The Gothic Revival watertower was built in 1869, a time when such watertowers were architectural marvels instead of urban blights. It was used to hide the less attractive standpipe - and this particular standpipe was pumping water from Lake Michigan. Contrary to popular belief, it was not the only building to survive the Great Fire of 1871 in Chicago but it was certainly the most recognizable.
In the John Hancock building of Chicago hangs Wolfgang Buttress' masterpiece - sculpture of 3,115 lights. Meant to depict the starry night sky of a less populous city each light is contained in a hand-blown glass bulb. The sphere hangs precariously in the lobby set against the backdrop of a black ceiling and reflected by a round mirror on the floor - making the iridescent lights stand out. Interestingly, the lights are positioned according to mapping done by astrophysicist Dr. Daniel Bayliss.
Is this the beginning or the end? If you were traveling westward, it would have been the beginning. But, if you came from the west, it would have been the end of your journey on Route 66. However, it is mounted so that it is facing travelers coming from the east and driving westward so it's fair to say that this stop is the beginning. Don't forget to stop at the Art Institute of Chicago right across the street which houses priceless works such as American Gothic and Water Lilies.

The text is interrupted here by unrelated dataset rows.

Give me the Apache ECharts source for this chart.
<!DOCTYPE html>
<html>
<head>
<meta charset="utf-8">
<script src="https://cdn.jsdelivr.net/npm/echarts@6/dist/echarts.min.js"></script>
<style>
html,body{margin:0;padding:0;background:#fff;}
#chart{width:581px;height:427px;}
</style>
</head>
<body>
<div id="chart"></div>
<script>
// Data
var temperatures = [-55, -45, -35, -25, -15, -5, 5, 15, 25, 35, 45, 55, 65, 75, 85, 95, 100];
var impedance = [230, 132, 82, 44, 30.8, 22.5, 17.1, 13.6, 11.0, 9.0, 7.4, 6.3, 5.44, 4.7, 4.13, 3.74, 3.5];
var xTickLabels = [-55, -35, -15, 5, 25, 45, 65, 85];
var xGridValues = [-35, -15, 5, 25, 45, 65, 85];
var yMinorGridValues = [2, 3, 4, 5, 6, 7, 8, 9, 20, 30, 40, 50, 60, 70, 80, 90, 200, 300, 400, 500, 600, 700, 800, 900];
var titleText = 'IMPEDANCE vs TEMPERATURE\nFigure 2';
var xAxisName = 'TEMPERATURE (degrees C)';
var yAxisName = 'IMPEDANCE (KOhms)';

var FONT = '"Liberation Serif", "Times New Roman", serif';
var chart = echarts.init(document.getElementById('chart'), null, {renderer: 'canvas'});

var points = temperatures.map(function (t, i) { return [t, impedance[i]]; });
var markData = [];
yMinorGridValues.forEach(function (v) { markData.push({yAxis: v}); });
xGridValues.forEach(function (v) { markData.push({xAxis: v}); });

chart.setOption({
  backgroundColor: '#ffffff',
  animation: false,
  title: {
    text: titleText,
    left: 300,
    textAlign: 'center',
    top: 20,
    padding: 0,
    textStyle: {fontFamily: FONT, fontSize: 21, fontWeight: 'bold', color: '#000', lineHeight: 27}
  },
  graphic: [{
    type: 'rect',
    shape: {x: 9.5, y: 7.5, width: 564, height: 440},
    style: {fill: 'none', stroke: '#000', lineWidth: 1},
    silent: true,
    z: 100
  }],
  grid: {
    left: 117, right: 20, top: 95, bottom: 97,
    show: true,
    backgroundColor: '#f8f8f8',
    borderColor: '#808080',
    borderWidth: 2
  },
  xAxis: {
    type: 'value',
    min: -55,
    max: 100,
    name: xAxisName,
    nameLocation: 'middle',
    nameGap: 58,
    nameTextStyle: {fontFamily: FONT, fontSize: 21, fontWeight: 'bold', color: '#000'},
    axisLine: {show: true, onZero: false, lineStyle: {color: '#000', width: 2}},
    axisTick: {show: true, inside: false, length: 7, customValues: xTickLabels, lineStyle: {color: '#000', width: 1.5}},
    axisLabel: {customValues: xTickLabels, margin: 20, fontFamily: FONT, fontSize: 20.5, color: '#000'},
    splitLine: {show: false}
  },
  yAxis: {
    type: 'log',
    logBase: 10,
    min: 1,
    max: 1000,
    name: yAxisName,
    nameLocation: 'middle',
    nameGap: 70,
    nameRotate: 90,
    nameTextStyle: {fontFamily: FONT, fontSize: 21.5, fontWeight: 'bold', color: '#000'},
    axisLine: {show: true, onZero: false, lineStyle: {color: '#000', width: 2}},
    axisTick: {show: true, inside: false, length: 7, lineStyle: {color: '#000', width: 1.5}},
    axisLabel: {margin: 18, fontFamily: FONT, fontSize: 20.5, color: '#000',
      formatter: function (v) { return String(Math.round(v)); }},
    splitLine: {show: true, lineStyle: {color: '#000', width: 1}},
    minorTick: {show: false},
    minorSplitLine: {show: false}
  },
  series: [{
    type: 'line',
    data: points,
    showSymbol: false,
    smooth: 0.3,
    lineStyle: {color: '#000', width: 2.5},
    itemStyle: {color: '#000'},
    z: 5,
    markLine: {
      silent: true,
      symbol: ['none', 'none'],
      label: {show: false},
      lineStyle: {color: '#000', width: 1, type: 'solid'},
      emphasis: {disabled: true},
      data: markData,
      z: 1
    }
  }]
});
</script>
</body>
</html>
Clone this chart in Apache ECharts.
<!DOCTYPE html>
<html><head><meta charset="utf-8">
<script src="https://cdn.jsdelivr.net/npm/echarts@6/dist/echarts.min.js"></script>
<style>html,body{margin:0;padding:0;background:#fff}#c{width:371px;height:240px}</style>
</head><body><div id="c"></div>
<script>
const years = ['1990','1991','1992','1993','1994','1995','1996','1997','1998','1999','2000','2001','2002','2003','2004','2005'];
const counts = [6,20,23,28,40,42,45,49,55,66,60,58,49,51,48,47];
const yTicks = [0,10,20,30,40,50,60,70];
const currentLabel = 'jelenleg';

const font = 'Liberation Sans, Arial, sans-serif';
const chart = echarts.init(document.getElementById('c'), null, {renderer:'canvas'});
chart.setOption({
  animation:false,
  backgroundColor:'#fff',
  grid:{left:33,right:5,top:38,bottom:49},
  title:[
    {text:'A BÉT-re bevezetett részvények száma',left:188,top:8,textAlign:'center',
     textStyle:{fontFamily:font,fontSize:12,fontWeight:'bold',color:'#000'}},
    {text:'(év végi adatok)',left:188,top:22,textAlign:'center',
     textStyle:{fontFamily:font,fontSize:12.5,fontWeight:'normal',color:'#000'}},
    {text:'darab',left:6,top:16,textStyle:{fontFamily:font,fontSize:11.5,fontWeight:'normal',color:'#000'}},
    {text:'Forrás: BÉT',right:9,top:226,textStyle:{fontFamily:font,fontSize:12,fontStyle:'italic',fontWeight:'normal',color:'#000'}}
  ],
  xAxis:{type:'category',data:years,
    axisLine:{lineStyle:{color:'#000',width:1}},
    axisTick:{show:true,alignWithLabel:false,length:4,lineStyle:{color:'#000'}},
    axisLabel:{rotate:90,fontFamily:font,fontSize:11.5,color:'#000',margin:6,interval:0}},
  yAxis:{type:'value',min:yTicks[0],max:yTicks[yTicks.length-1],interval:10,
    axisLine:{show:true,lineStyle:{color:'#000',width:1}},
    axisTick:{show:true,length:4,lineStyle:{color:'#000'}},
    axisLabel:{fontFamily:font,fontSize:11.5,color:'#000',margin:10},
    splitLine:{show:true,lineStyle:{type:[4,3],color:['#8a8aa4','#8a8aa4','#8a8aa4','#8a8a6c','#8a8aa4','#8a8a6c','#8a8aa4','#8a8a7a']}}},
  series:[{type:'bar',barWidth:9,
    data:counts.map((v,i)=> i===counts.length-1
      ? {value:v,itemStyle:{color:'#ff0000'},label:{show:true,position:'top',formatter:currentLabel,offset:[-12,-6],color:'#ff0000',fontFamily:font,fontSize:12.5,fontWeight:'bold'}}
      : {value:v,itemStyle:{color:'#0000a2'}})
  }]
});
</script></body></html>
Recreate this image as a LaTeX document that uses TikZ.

It's not a replica of dinosaur feces; rather it is an eye-popping reminder for people to pick up after their pets. Plopping the poop in a fountain of water is purposely distasteful - that is also a reminder that poop left on the ground makes for a dirty environment and can leach into our water. Gauging by the clean area surrounding the fountain this humorous admonishment seems to be more effective than the usual sidewalk sign.